All examples here will be the solutions of the Cauchy-Navier equation $$ (\lambda + \mu) \nabla(\nabla \cdot \vec{u}) + \mu \nabla^2 \vec{u} = 0. $$
Cantilever beam
Consider a beam of dimensions $L \times D$ having a narrow rectangular cross section. The beam occupies a region of $[0, L] \times [-D/2, D/2]$. The beam is bent by a force $P$ applied at the end $x = 0$ and the other end of the beam is fixed at $x = L$, as illustrated below.
The stresses in such a beam are given as: \begin{equation} \sigma_{xx} = -\frac{Pxy}{I}, \sigma_{yy} = 0, \sigma_{xy} = -\frac{P}{2I}\left(\frac{D^2}{4} - y^2 \right), \label{eq:sxy} \end{equation} where $I = D^3/12$ is the moment of inertia.
The exact solution in terms of the displacements in $x$ and $y$ direction is \begin{align}\label{eq:beam_a1} u_x(x,y) = u(x, y) &= -\frac{Py}{6EI}\left(3(x^2-L^2) -(2+\nu)y^2 + 6 (1+\nu) \frac{D^2}{4}\right) \\ \label{eq:beam_a2} u_y(x,y) = v(x, y) &= \frac{P}{6EI}\left(3\nu x y^2 + x^3 - 3L^2 x + 2L^3\right) \end{align} where $E$ is Young's modulus and $\nu$ is the Poisson ratio. More details can be found in File:Cantilever beam.nb.

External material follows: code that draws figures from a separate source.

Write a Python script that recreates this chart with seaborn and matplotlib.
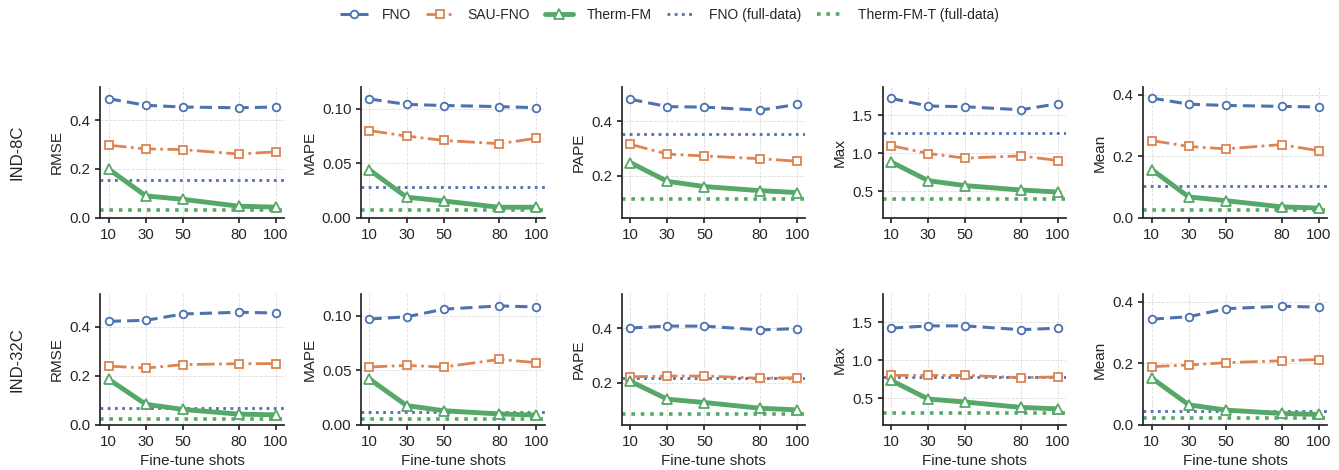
import numpy as np
import pandas as pd
import seaborn as sns
import matplotlib.pyplot as plt
from matplotlib.lines import Line2D

shots = [10, 30, 50, 80, 100]
metrics = ["RMSE", "MAPE", "PAPE", "Max", "Mean"]
settings = ["IND-8C", "IND-32C"]

# values per metric (RMSE, MAPE, PAPE, Max, Mean)
fno_8c = [[0.487, 0.460, 0.453, 0.450, 0.453],
          [0.109, 0.104, 0.103, 0.102, 0.101],
          [0.480, 0.453, 0.451, 0.440, 0.461],
          [1.72, 1.62, 1.61, 1.57, 1.65],
          [0.389, 0.369, 0.365, 0.362, 0.360]]
sau_8c = [[0.297, 0.282, 0.279, 0.261, 0.270],
          [0.080, 0.075, 0.071, 0.068, 0.073],
          [0.315, 0.279, 0.272, 0.262, 0.253],
          [1.10, 0.996, 0.935, 0.965, 0.904],
          [0.251, 0.232, 0.224, 0.238, 0.218]]
tfm_8c = [[0.199, 0.090, 0.076, 0.048, 0.044],
          [0.044, 0.019, 0.0155, 0.0098, 0.0098],
          [0.248, 0.179, 0.160, 0.145, 0.138],
          [0.887, 0.64, 0.574, 0.517, 0.49],
          [0.157, 0.068, 0.056, 0.036, 0.032]]
fno_full_8c = [0.154, 0.0287, 0.352, 1.26, 0.103]
tfmt_full_8c = [0.031, 0.007, 0.113, 0.40, 0.025]

fno_32c = [[0.423, 0.427, 0.453, 0.460, 0.457],
           [0.097, 0.099, 0.106, 0.109, 0.108],
           [0.400, 0.407, 0.407, 0.393, 0.398],
           [1.42, 1.45, 1.45, 1.40, 1.42],
           [0.343, 0.351, 0.377, 0.385, 0.382]]
sau_32c = [[0.240, 0.232, 0.246, 0.250, 0.250],
           [0.053, 0.0545, 0.053, 0.060, 0.057],
           [0.221, 0.224, 0.224, 0.216, 0.218],
           [0.80, 0.80, 0.80, 0.77, 0.78],
           [0.189, 0.194, 0.202, 0.208, 0.212]]
tfm_32c = [[0.186, 0.084, 0.063, 0.044, 0.041],
           [0.042, 0.0177, 0.013, 0.010, 0.009],
           [0.205, 0.139, 0.127, 0.106, 0.100],
           [0.735, 0.49, 0.45, 0.38, 0.36],
           [0.152, 0.065, 0.048, 0.037, 0.034]]
fno_full_32c = [0.068, 0.0119, 0.218, 0.78, 0.0446]
tfmt_full_32c = [0.026, 0.0058, 0.084, 0.30, 0.023]

ylims = [(0, 0.535), (0, 0.12), (0.045, 0.525), (0.15, 1.87), (0, 0.425)]

sns.set_theme(style="ticks")
plt.rcParams['font.family'] = ['Liberation Sans', 'DejaVu Sans']
pal = sns.color_palette("deep")
c_fno, c_sau, c_tfm = pal[0], pal[1], pal[2]

fno_style = dict(color=c_fno, ls=(0, (4, 2)), lw=2.2, marker='o', markersize=5.5,
                 markerfacecolor='white', markeredgecolor=c_fno, markeredgewidth=1.3)
sau_style = dict(color=c_sau, ls='-.', lw=2, marker='s', markersize=5.5,
                 markerfacecolor='white', markeredgecolor=c_sau, markeredgewidth=1.3)
tfm_style = dict(color=c_tfm, ls='-', lw=3.5, marker='^', markersize=7,
                 markerfacecolor='white', markeredgecolor=c_tfm, markeredgewidth=1.3)
fno_full_style = dict(color=c_fno, ls=(0, (1, 1.6)), lw=2)
tfmt_full_style = dict(color=c_tfm, ls=(0, (1, 1.6)), lw=2.6)

fig, axes = plt.subplots(2, 5, figsize=(13.39, 4.70), dpi=100)
fig.subplots_adjust(left=0.075, right=0.991, top=0.815, bottom=0.096,
                    wspace=0.42, hspace=0.58)

row_data = [(fno_8c, sau_8c, tfm_8c, fno_full_8c, tfmt_full_8c),
            (fno_32c, sau_32c, tfm_32c, fno_full_32c, tfmt_full_32c)]

for r, (fno, sau, tfm, fno_full, tfmt_full) in enumerate(row_data):
    for c, metric in enumerate(metrics):
        ax = axes[r, c]
        ax.axhline(fno_full[c], zorder=1, **fno_full_style)
        ax.axhline(tfmt_full[c], zorder=1, **tfmt_full_style)
        sns.lineplot(x=shots, y=fno[c], ax=ax, zorder=3, **fno_style)
        sns.lineplot(x=shots, y=sau[c], ax=ax, zorder=3, **sau_style)
        sns.lineplot(x=shots, y=tfm[c], ax=ax, zorder=4, **tfm_style)
        ax.set_ylim(*ylims[c])
        ax.set_xticks(shots)
        ax.set_ylabel(metric, fontsize=11)
        if r == 1:
            ax.set_xlabel("Fine-tune shots", fontsize=11)
        else:
            ax.set_xlabel("")
        ax.tick_params(labelsize=10.8, length=3.5)
        ax.grid(True, ls='--', lw=0.6, color='#dddddd')
        ax.set_axisbelow(True)
        sns.despine(ax=ax)

    pos = axes[r, 0].get_position()
    fig.text(0.013, (pos.y0 + pos.y1) / 2, settings[r], rotation=90,
             ha='center', va='center', fontsize=12)

handles = [Line2D([], [], **fno_style), Line2D([], [], **sau_style),
           Line2D([], [], **tfm_style), Line2D([], [], **fno_full_style),
           Line2D([], [], **tfmt_full_style)]
labels = ["FNO", "SAU-FNO", "Therm-FM", "FNO (full-data)", "Therm-FM-T (full-data)"]
fig.legend(handles, labels, loc='upper center', bbox_to_anchor=(0.5, 1.01),
           ncol=5, frameon=False, fontsize=10, handlelength=2.0,
           handletextpad=1.0, columnspacing=1.1)

plt.savefig("out.png", dpi=100)
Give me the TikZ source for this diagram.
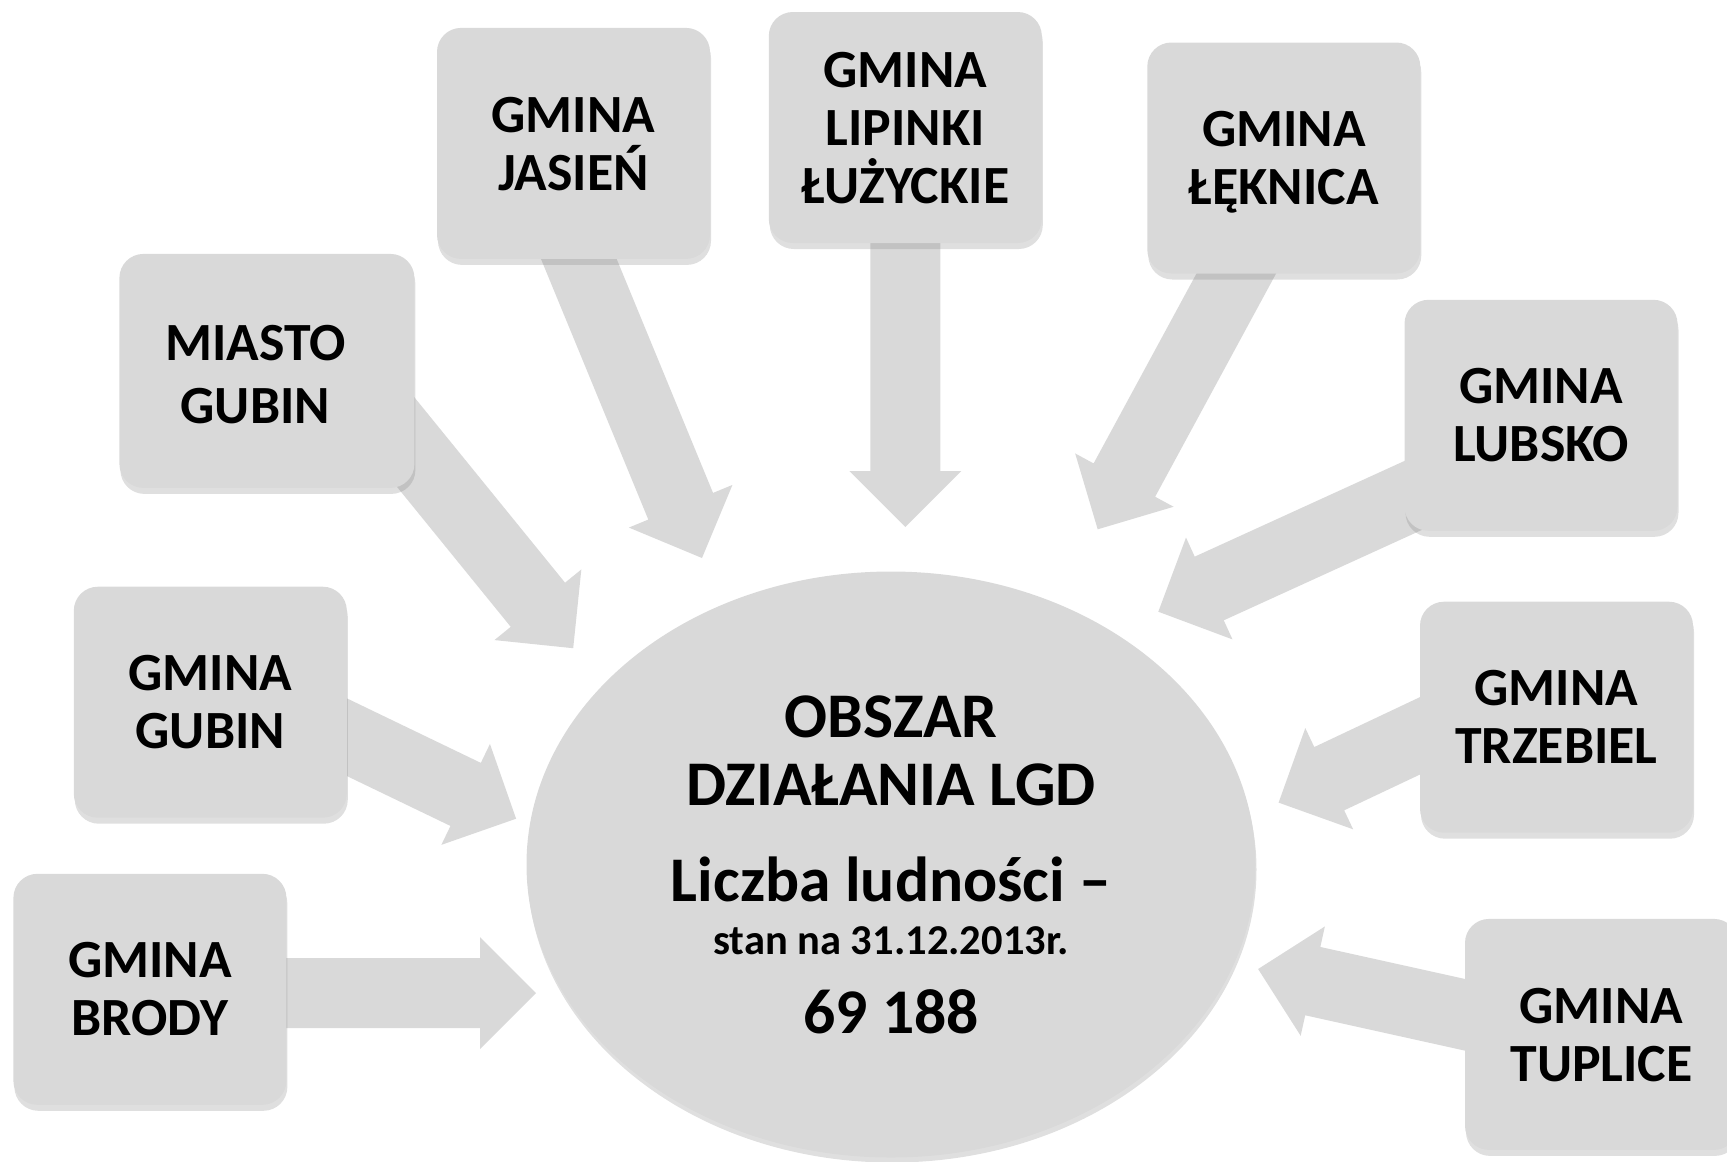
\documentclass[tikz,border=0pt]{standalone}
\usepackage{fontspec}
\setmainfont{Carlito}
\usetikzlibrary{calc,shapes.geometric,shadows}

\definecolor{boxgray}{HTML}{D9D9D9}

% wide arrow: tail #1, tip #2
\newcommand{\blockarrow}[2]{%
  \coordinate (hb) at ($(#2)!5.6mm!(#1)$);
  \fill [boxgray] ($(#1)!3.5mm!90:(#2)$) -- ($(hb)!3.5mm!90:(#2)$) -- ($(hb)!5.6mm!90:(#2)$) -- (#2)
    -- ($(hb)!5.6mm!-90:(#2)$) -- ($(hb)!3.5mm!-90:(#2)$) -- ($(#1)!3.5mm!-90:(#2)$) -- cycle;}

\tikzset{
  boxtext/.style={align=center, text depth=0pt, font=\fontsize{15.3}{16.5}\selectfont\bfseries},
  gmina/.style={boxtext, rectangle, rounded corners=2.4mm, fill=boxgray, inner sep=0pt,
    minimum width=27.3mm, minimum height=23.1mm,
    drop shadow={shadow xshift=0.1mm, shadow yshift=-0.6mm, opacity=0.25}},
}

\begin{document}
\begin{tikzpicture}[x=0.1mm, y=-0.1mm]
\useasboundingbox (0,0) rectangle (1727,1161);

% arrows first, the boxes cover their tails
\coordinate (from-brody) at (200,993);      \coordinate (to-brody) at (536,993);
\coordinate (from-gubin) at (300,714.6);    \coordinate (to-gubin) at (516.1,818.7);
\coordinate (from-miasto) at (365,392);     \coordinate (to-miasto) at (573.2,648.2);
\coordinate (from-jasien) at (549.6,188);   \coordinate (to-jasien) at (702,558);
\coordinate (from-lipinki) at (905.3,150);  \coordinate (to-lipinki) at (905.3,527);
\coordinate (from-leknica) at (1255,239);   \coordinate (to-leknica) at (1097.7,529.3);
\coordinate (from-lubsko) at (1458.6,474.7); \coordinate (to-lubsko) at (1158.3,611.7);
\coordinate (from-trzebiel) at (1577,661.6); \coordinate (to-trzebiel) at (1278.6,802.6);
\coordinate (from-tuplice) at (1580.2,1040.3); \coordinate (to-tuplice) at (1258.1,969);

\foreach \g in {brody,gubin,miasto,jasien,lipinki,leknica,lubsko,trzebiel,tuplice}
  \blockarrow{from-\g}{to-\g};

\node [ellipse, fill=boxgray, inner sep=0pt, minimum width=72.9mm, minimum height=58.6mm,
  align=center, text depth=0pt, font=\fontsize{18.1}{19.3}\selectfont\bfseries,
  drop shadow={shadow xshift=0.1mm, shadow yshift=-0.5mm, opacity=0.25}] (lgd) at (891,864.5)
  {OBSZAR\\DZIAŁANIA LGD\\[8.1pt]Liczba ludności –\\[-4.3pt]{\fontsize{12.1}{13}\selectfont stan na 31.12.2013r.}\\[3.2pt]69 188};

\node [gmina, minimum width=29.5mm, minimum height=23.4mm] (miasto) at (266.9,370.9) {};
\node [boxtext, font=\fontsize{15.3}{17.9}\selectfont\bfseries] (miasto-text)
  at ([xshift=-1.16mm, yshift=-0.32mm]miasto.center) {MIASTO\\GUBIN};
\node [gmina] (jasien) at (573.5,143.4) {GMINA\\JASIEŃ};
\node [gmina] (lipinki) at (905.3,127.5) {GMINA\\LIPINKI\\ŁUŻYCKIE};
\node [gmina] (leknica) at (1283.8,158) {GMINA\\ŁĘKNICA};
\node [gmina] (lubsko) at (1541,415.3) {GMINA\\LUBSKO};
\node [gmina] (trzebiel) at (1556.5,717.2) {GMINA\\TRZEBIEL};
\node [gmina] (tuplice) at (1601.5,1034.4) {GMINA\\TUPLICE};
\node [gmina] (gubin) at (210.3,702.2) {GMINA\\GUBIN};
\node [gmina] (brody) at (149.9,989.3) {GMINA\\BRODY};
\end{tikzpicture}
\end{document}
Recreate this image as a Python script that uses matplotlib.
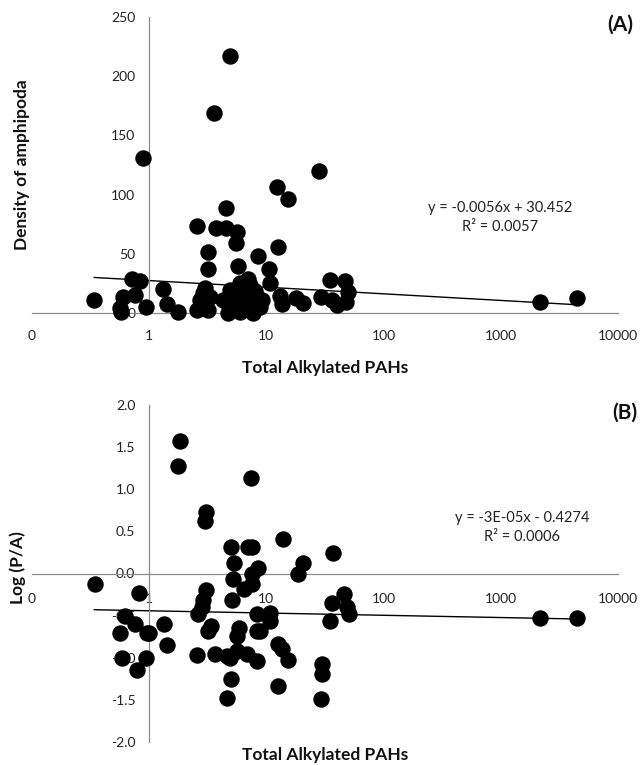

The solution of the cantilever beam problem is illustrated in the cantilever_beam.cpp file. The problem is defined by the following pyhsical parameters:
const double E = 72.1e9;
const double nu = 0.33;
const double P = 1000;
const double D = 5;
const double L = 30;
and the problem itself is specified as follows:
for (int i : domain.interior()) {
(lam+mu)*op.graddiv(i) + mu*op.lap(i) = 0.0;
}
for (int i : domain.types() == RIGHT) {
double y = domain.pos(i, 1);
op.value(i) = {(P*y*(3*D*D*(1+nu) - 4*(2+nu)*y*y)) / (24.*E*I), -(L*nu*P*y*y) / (2.*E*I)};
}
for (int i : domain.types() == LEFT) {
double y = domain.pos(i, 1);
op.traction(i, lam, mu, {-1, 0}) = {0, -P*(D*D - 4*y*y) / (8.*I)};
}
for (int i : domain.types() == TOP) {
op.traction(i, lam, mu, {0, 1}) = 0.0;
}
for (int i : domain.types() == BOTTOM) {
op.traction(i, lam, mu, {0, -1}) = 0.0;
}
The plot of the numerical solution produced by the accompanying cantilever_beam.m is shown below.
Point contact 2D
Next we consider the point contact in 2D with the known analytical solution $$\vec{u}(x, y) = \left\(-\frac{P}{4 \pi \mu } \left(\frac{2 \mu \tan ^{-1}(x,y)}{\lambda +\mu }+\frac{2 x y}{x^2+y^2}\right),-\frac{P}{4 \pi \mu } \left(\frac{y^2-x^2}{x^2+y^2}-\frac{(\lambda +2 \mu ) \log \left(x^2+y^2\right)}{\lambda +\mu}\right)\right\)$$
More details can be found in File:Point contact2d.nb.
The problem is solved numerically on the domain $\Omega = [-1, -1] \times [1, -0.1]$ with Dirichlet boundary conditions.